因果関係………2つのことがらが「原因」と「結果」の関係にある。つまり原因があるからこそ結果がもたらされたということを意味する。もう一度原因を取り入れれば、次も同じような結果が得られることが期待される。
相関関係………2つのことがらは一見すると「原因」と「結果」の関係にあるように見えるものの、実はそうではないような関係のこと。原因と結果が逆であったり、別の第3のことがらのせいでそのように見えてしまっている場合などがある。この場合、もう一度原因を取り入れたとしても、同じような結果は得らえない。

ノーベル経済学賞を受賞したカードによる最低賃金の研究をどこよりもわかりやすく解説! | 「原因と結果」の経済学 | ダイヤモンド・オンライン

 

具体的には、前半は、ひたすら重回帰(ダミー変数 (Dummy Variables) 、相互作用項( Interaction Terms) を含む。)の徹底、

 

後半は、パネルデータ分析、固定効果モデル (Fixed Effect Model) 、差の差分法 (Differences in Differences) 、操作変数法 (Instrument Variables) 、ランダム化比較試験 (RCT) 等を学習しました。

・教員

Wesley Yin准教授(UCLA Luskin | Wes Yin

・備考

・必修科目4単位

・週に75分講義×2、50分ディスカッション×1

・課題は、Problem Set(通常課題)×6

・試験は、中間試験自宅持ち帰り形式、期末試験3時間(対面)

・成績は、宿題50%、中間試験20%、期末試験30%

・コアテキストは、「Introductory Econometrics: A Modern Approach」

・2021年ノーベル経済学賞受賞のデビッド・カード氏の研究

授業で扱った内容で一番印象に残っているのは、上記の差の差分法 (Differences in Differences) を用いて、「労働者の最低賃金を引き上げた場合に、負担が増した企業は雇用を減らすはずだとされていた常識が必ずしも正しくないことを自然実験の手法を用いて実証」した2021年ノーベル経済学賞受賞デビッド・カード氏の研究内容です。

 

詳細は、中室牧子慶應義塾大学総合政策学部教授及び津川友介UCLA助教による、下記の記事及び書籍が圧倒的に分かりやすいので割愛いたしますが、是非ご一読下さい。

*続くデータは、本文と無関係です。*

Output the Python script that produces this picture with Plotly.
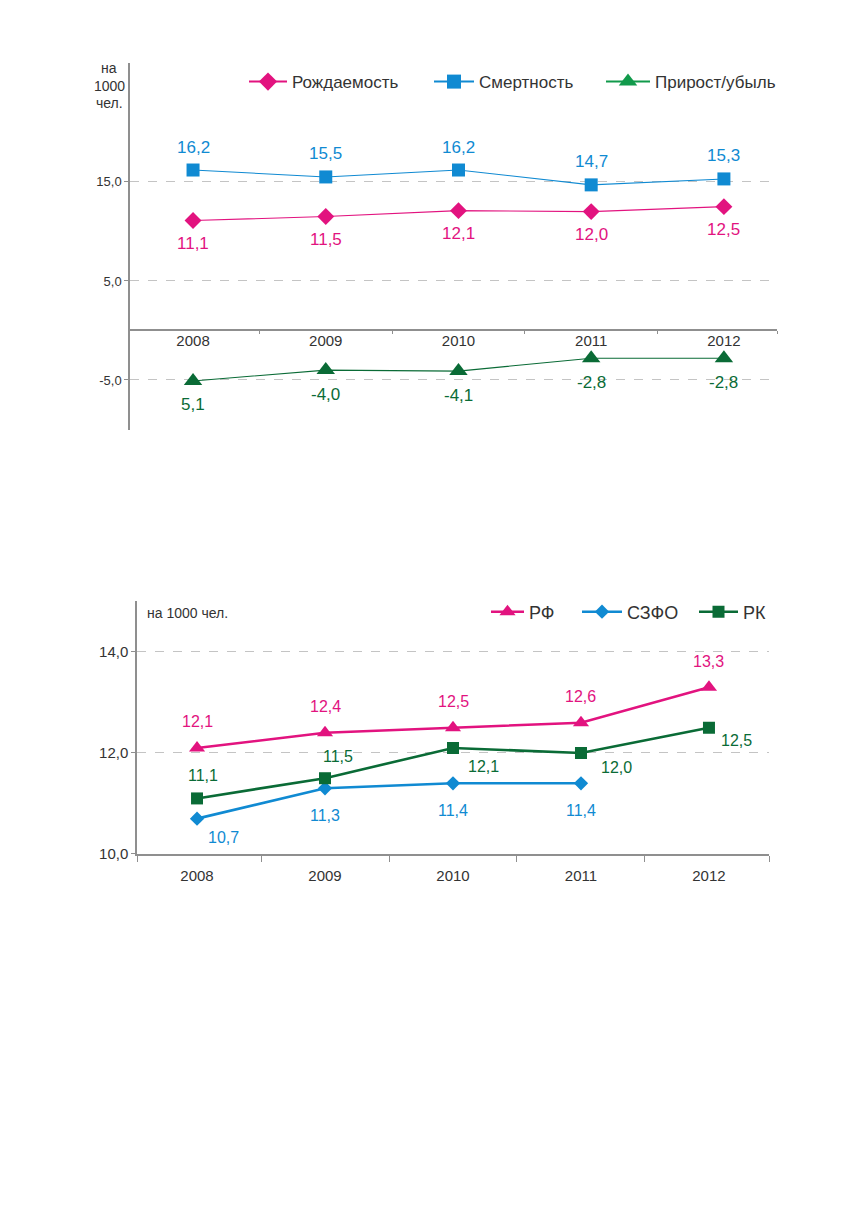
import plotly.graph_objects as go

# ---- data -------------------------------------------------------------
years = ["2008", "2009", "2010", "2011", "2012"]

birth = [11.1, 11.5, 12.1, 12.0, 12.5]          # Рождаемость
death = [16.2, 15.5, 16.2, 14.7, 15.3]          # Смертность
growth = [-5.1, -4.0, -4.1, -2.8, -2.8]         # Прирост/убыль
growth_text = ["5,1", "-4,0", "-4,1", "-2,8", "-2,8"]

rf = [12.1, 12.4, 12.5, 12.6, 13.3]             # РФ
szfo = [10.7, 11.3, 11.4, 11.4, None]           # СЗФО
rk = [11.1, 11.5, 12.1, 12.0, 12.5]             # РК

top_ticks = [-5, 5, 15]
top_ticktext = ["-5,0", "5,0", "15,0"]
bot_ticks = [10, 12, 14]
bot_ticktext = ["10,0", "12,0", "14,0"]
unit_lines = ["на", "1000", "чел."]

# ---- style ------------------------------------------------------------
PINK = "#E2137F"
BLUE = "#108AD2"
GREEN = "#0A6B36"
GREEN_LEG = "#119A4B"
AXIS = "#8F8F8F"
GRID = "#C4C4C4"
TXT = "#333333"
FONT = "Liberation Sans, Arial, sans-serif"

# page is 856x1229 with the default 8px body margin around the figure;
# the photo comes out very slightly squeezed vertically
PAGE_W, PAGE_H, BODY, S_Y = 856, 1229, 8, 0.9935
W, H = PAGE_W - 2 * BODY, PAGE_H - 2 * BODY


def px_x(p):
    return (p - BODY) / W


def px_y(p):
    return (H - (p / S_Y - BODY)) / H


def fmt(v):
    return f"{v:.1f}".replace(".", ",")


x = list(range(len(years)))

# top chart geometry (page pixels)
top_dom_x = [px_x(130), px_x(777)]
top_dom_y = [px_y(430), px_y(63)]
top_xr = [-0.475, 4.4]
top_yr = [-10.05, 27.0]

# bottom chart geometry
bot_dom_x = [px_x(137), px_x(769)]
bot_dom_y = [px_y(854), px_y(601.5)]
bot_xr = [-0.469, 4.469]
bot_yr = [10, 15]

fig = go.Figure()

# ---- top chart traces -------------------------------------------------
# name, values, line colour, legend colour, symbol, size, legend id, legend x, text gap
top_series = [
    ("Рождаемость", birth, PINK, PINK, "diamond", 13, "legend", 244, 38),
    ("Смертность", death, BLUE, BLUE, "square", 13, "legend2", 429, 40),
    ("Прирост/убыль", growth, GREEN, GREEN_LEG, "triangle-up", 16, "legend3", 601, 44),
]
for name, vals, col, _, sym, size, _, _, _ in top_series:
    fig.add_trace(go.Scatter(
        x=x, y=vals, mode="lines+markers", xaxis="x", yaxis="y",
        line=dict(color=col, width=1.1),
        marker=dict(symbol=sym, size=size, color=col),
        showlegend=False, hoverinfo="skip",
    ))
# legend entries (the legend green is brighter than the line)
for name, vals, _, lcol, sym, size, leg, _, _ in top_series:
    fig.add_trace(go.Scatter(
        x=[None], y=[None], mode="lines+markers", xaxis="x", yaxis="y",
        name=name, legend=leg,
        line=dict(color=lcol, width=2),
        marker=dict(symbol=sym, size=size + 1, color=lcol),
    ))

# ---- bottom chart traces ----------------------------------------------
bot_series = [
    ("РФ", rf, PINK, "triangle-up", 14, "legend4", 486, 33),
    ("СЗФО", szfo, BLUE, "diamond", 11, "legend5", 577, 40),
    ("РК", rk, GREEN, "square", 12, "legend6", 694, 39),
]
for name, vals, col, sym, size, leg, _, _ in bot_series:
    fig.add_trace(go.Scatter(
        x=x, y=vals, mode="lines+markers", xaxis="x2", yaxis="y2",
        name=name, legend=leg,
        line=dict(color=col, width=2.6),
        marker=dict(symbol=sym, size=size, color=col),
        connectgaps=False, hoverinfo="skip",
    ))

# ---- value labels -------------------------------------------------------
ann = []


def add_labels(vals, texts, col, xref, yref, shifts, size):
    for i, v in enumerate(vals):
        if v is None:
            continue
        dx, dy = shifts[i]
        ann.append(dict(
            x=x[i], y=v, xref=xref, yref=yref, text=texts[i], showarrow=False,
            xshift=dx, yshift=dy, font=dict(family=FONT, size=size, color=col),
        ))


add_labels(death, [fmt(v) for v in death], BLUE, "x", "y", [(0, 23)] * 5, 17)
add_labels(birth, [fmt(v) for v in birth], PINK, "x", "y", [(0, -23)] * 5, 17)
add_labels(growth, growth_text, GREEN, "x", "y", [(0, -24)] * 5, 17)

add_labels(rf, [fmt(v) for v in rf], PINK, "x2", "y2", [(0, 26)] * 5, 16)
add_labels(szfo, [fmt(v) if v is not None else "" for v in szfo], BLUE, "x2", "y2",
           [(26, -19), (0, -27), (0, -27), (0, -27), (0, 0)], 16)
add_labels(rk, [fmt(v) for v in rk], GREEN, "x2", "y2",
           [(6, 23), (13, 22), (30, -19), (36, -15), (28, -13)], 16)

# axis unit titles
for i, line in enumerate(unit_lines):
    ann.append(dict(x=px_x(109), y=px_y(68 + 17.5 * i), xref="paper", yref="paper",
                    xanchor="center", yanchor="middle", text=line, showarrow=False,
                    font=dict(family=FONT, size=14, color=TXT)))
ann.append(dict(x=px_x(145), y=px_y(613), xref="paper", yref="paper",
                xanchor="left", yanchor="middle", text="на 1000 чел.", showarrow=False,
                font=dict(family=FONT, size=14, color=TXT)))

# x-axis of the top chart sits at y = 0
zero_pos = top_dom_y[0] + (0 - top_yr[0]) / (top_yr[1] - top_yr[0]) * (top_dom_y[1] - top_dom_y[0])

xaxis_common = dict(
    tickmode="array", tickvals=x, ticktext=years, ticks="",
    showline=True, linecolor=AXIS, linewidth=1.5, showgrid=False, zeroline=False,
    tickfont=dict(family=FONT, size=15, color=TXT),
)
yaxis_common = dict(
    showline=True, linecolor=AXIS, linewidth=1.5, ticks="outside", ticklen=4,
    tickcolor=AXIS, showgrid=True, gridcolor=GRID, griddash="dash", gridwidth=1,
    zeroline=False, tickmode="array",
)

legends = {}
for *_, leg, lx, gap in top_series:
    legends[leg] = dict(orientation="h", x=px_x(lx), y=px_y(82), xanchor="left",
                        yanchor="middle", font=dict(family=FONT, size=17, color=TXT),
                        bgcolor="rgba(0,0,0,0)", itemclick=False, itemwidth=gap)
for *_, leg, lx, gap in bot_series:
    legends[leg] = dict(orientation="h", x=px_x(lx), y=px_y(612), xanchor="left",
                        yanchor="middle", font=dict(family=FONT, size=18, color=TXT),
                        bgcolor="rgba(0,0,0,0)", itemclick=False, itemwidth=gap)

fig.update_layout(
    width=W, height=H, margin=dict(l=0, r=0, t=0, b=0),
    paper_bgcolor="white", plot_bgcolor="white",
    font=dict(family=FONT, color=TXT),
    xaxis=dict(xaxis_common, domain=top_dom_x, range=top_xr, anchor="free",
               position=zero_pos, ticklabelstandoff=-3,
               minor=dict(tickmode="array", tickvals=[0.5, 1.5, 2.5, 3.5, top_xr[1]],
                          ticks="outside", ticklen=3, tickcolor=AXIS)),
    yaxis=dict(yaxis_common, domain=top_dom_y, range=top_yr, anchor="x",
               tickvals=top_ticks, ticktext=top_ticktext,
               tickfont=dict(family=FONT, size=13, color=TXT)),
    xaxis2=dict(xaxis_common, domain=bot_dom_x, range=bot_xr, anchor="y2",
                ticklabelstandoff=7,
                minor=dict(tickmode="array", tickvals=[bot_xr[0], 0.5, 1.5, 2.5, 3.5, bot_xr[1]],
                           ticks="outside", ticklen=6, tickcolor=AXIS)),
    yaxis2=dict(yaxis_common, domain=bot_dom_y, range=bot_yr, anchor="x2",
                tickvals=bot_ticks, ticktext=bot_ticktext,
                tickfont=dict(family=FONT, size=15, color=TXT)),
    annotations=ann,
    **legends,
)

fig.write_html("out.html")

この研究では「差の差分析」という研究デザインが用いられている。1つ目の差として、1992年前後の2つの州での雇用率の差を取り、2つ目の差として、ニュージャージー州ペンシルベニア州の雇用率の差を取った。この2つの「差」を取ることで、最低賃金の上昇が雇用に与える効果(「因果効果」と呼ぶ)を推定したのである。

・成績

A+でした。

・今後

内容が難しく、他大学・他学部の統計に詳しい友人から教えてもらったり、2021年ノーベル経済学賞受賞・MIT経済学部のJosh Angrist教授等の動画をひたすら見たり、今学期相当労力を割いた授業だったように思います。

しかしながら、本授業の履修を通じて、データに対する分析手法が確実に増え、今後の業務への応用可能性を感じたので、引き続き、「因果推論」については勉強したいと思います。最近発売された下記の書籍がとても評判が良いのでとりあえず夏季休暇に読んでみたいと思っています。

また、MPPには、本授業の発展版となる「Causal Inference(因果推論)」が毎年冬に開講されているので、是非チャレンジしてみたいです。